The attacking nation could keep its participation secret. As several observers have pointed out, this reality negates the idea of deterrence. Were such an attack to occur, determining culpability would be very difficult, if not impossible. A smuggled-in nuclear bomb detonated in an American city would leave little if any trace of physical evidence as to who carried out the attack. This would hold true for biological weapons and other WMD as well.
It is akin to the criminal world: if the identity of murderers always could be known, the fear of certain retribution would result in fewer murders. Similarly, in the past the fear of certain retribution deterred rogue nations. But now that their complicity can be kept secret, we are much more vulnerable to catastrophic attacks.
Even if we could eventually ascertain a nation's complicity, the mere fact that it may think we could never do so, and try to get away with it, is enough to negate deterrence.
The situation reflects the larger changes that have been taking place since the end of the Cold War. We have entered the era of "Fourth Generation Warfare" (a phrase coined in 1989 in a "Marine Corps Gazette" article, which denotes warfare against nongovernmental terrorist or criminal groups like Al Qaeda). This type of warfare is typically waged by highly mobile, secretive terrorist or paramilitary groups that do not necessarily act under the direct control of a foreign government. They blend in with civilian populations, and often are glad to sacrifice their lives to kill civilian or military personnel. They may act as proxies for hostile governments, which supply weapons, training and other support. The advent of WMD means such groups can inflict casualties on a scale that in previous times would have required large armies.
The geopolitical scene has changed as well. No longer (for now) are we squaring off with a hostile superpower, but with an assortment of rogue states that have or could soon have WMD. The increasing availability of lethal technology means the risks of the unthinkable are rising every year. Given the nature of petty tyrants, it is only a matter of time before one of them decides to use WMD, including nuclear weaponry, against us or one of our allies.
The North Korea situation demonstrates what happens when rogue regimes are allowed to obtain WMD. It is an excruciating predicament indeed (and shows that we - as opposed to rogue nations - can still be deterred). The immediate lesson is that we must prevent more of these predicaments, beginning with Iraq.
We are living in unique times, indeed, where the widespread availability of WMD is profoundly changing the geopolitical equation. For our planet to survive, America and the allies have to do things they would not normally do. It includes preemptive military action. Though such action certainly carries large risks and consequences, I see no other way to stop the onset of a world full of nuclear-armed despots.
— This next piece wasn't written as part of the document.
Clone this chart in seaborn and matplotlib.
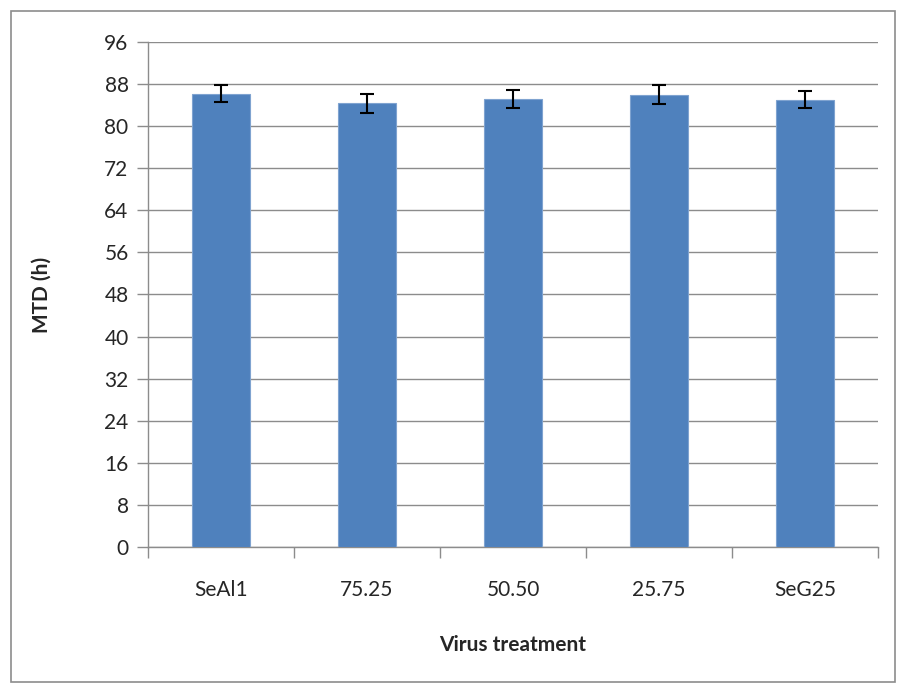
import numpy as np
import pandas as pd
import matplotlib
matplotlib.use("Agg")
import matplotlib.pyplot as plt
import seaborn as sns
from matplotlib.patches import Rectangle

# Data
treatments = ["SeAl1", "75.25", "50.50", "25.75", "SeG25"]
mtd = [86.2, 84.35, 85.2, 86.0, 85.05]
mtd_err = [1.7, 1.8, 1.7, 1.8, 1.65]
y_ticks = [0, 8, 16, 24, 32, 40, 48, 56, 64, 72, 80, 88, 96]

df = pd.DataFrame({"treatment": treatments, "mtd": mtd, "err": mtd_err})

sns.set_style("white")
plt.rcParams["font.family"] = ["Lato", "DejaVu Sans"]

fig = plt.figure(figsize=(8.97, 6.84), dpi=100)
ax = fig.add_axes([0.165, 0.2003, 0.814, 0.7383])

sns.barplot(data=df, x="treatment", y="mtd", color="#4F81BD", width=0.4,
            saturation=1, edgecolor="#7FA3D0", linewidth=0.8, ax=ax, zorder=3)
ax.errorbar(np.arange(len(treatments)), df["mtd"], yerr=df["err"], fmt="none",
            ecolor="black", elinewidth=1.5, capsize=5, capthick=1.5, zorder=4)

ax.set_ylim(0, 96)
ax.set_xlim(-0.5, len(treatments) - 0.5)
ax.set_yticks(y_ticks)
ax.yaxis.grid(True, color="#8C8C8C", linewidth=1, zorder=0)
ax.set_axisbelow(True)

# category boundary ticks on x axis
ax.set_xticks(np.arange(-0.5, len(treatments)), minor=True)
ax.tick_params(axis="x", which="major", bottom=False, length=0, pad=24, labelsize=15)
ax.tick_params(axis="x", which="minor", bottom=True, length=8, width=1,
               color="#8C8C8C", direction="out")
ax.tick_params(axis="y", left=True, length=8, width=1, color="#8C8C8C",
               direction="out", pad=6, labelsize=15)

for side in ["top", "right"]:
    ax.spines[side].set_visible(False)
for side in ["left", "bottom"]:
    ax.spines[side].set_color("#8C8C8C")
    ax.spines[side].set_linewidth(1)

ax.set_xlabel("Virus treatment", fontsize=15, fontweight="bold", labelpad=25)
ax.set_ylabel("MTD (h)", fontsize=15, fontweight="bold", labelpad=38)

# outer chart border
fig.patches.append(Rectangle((11 / 897, 0.003), 0.985, 1 - 11 / 684 - 0.003,
                             transform=fig.transFigure, fill=False,
                             edgecolor="#8C8C8C", linewidth=1.2))

fig.savefig("out.png", dpi=100)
Taking military action against Iraq, and making clear we are doing so because the civilized world will not tolerate the proliferation of WMD, will send a powerful message to current and future tyrants not to develop such weapons. It will be an effort to scare them into submission. And those who are not scared will have to be dealt with militarily. Otherwise, if they gain access to WMD, they will not be deterred.
Patrick Chisholm, a former foreign affairs analyst at the State Department and a graduate of American University's School of International Service, is a Washington, D.C.-based writer/editor.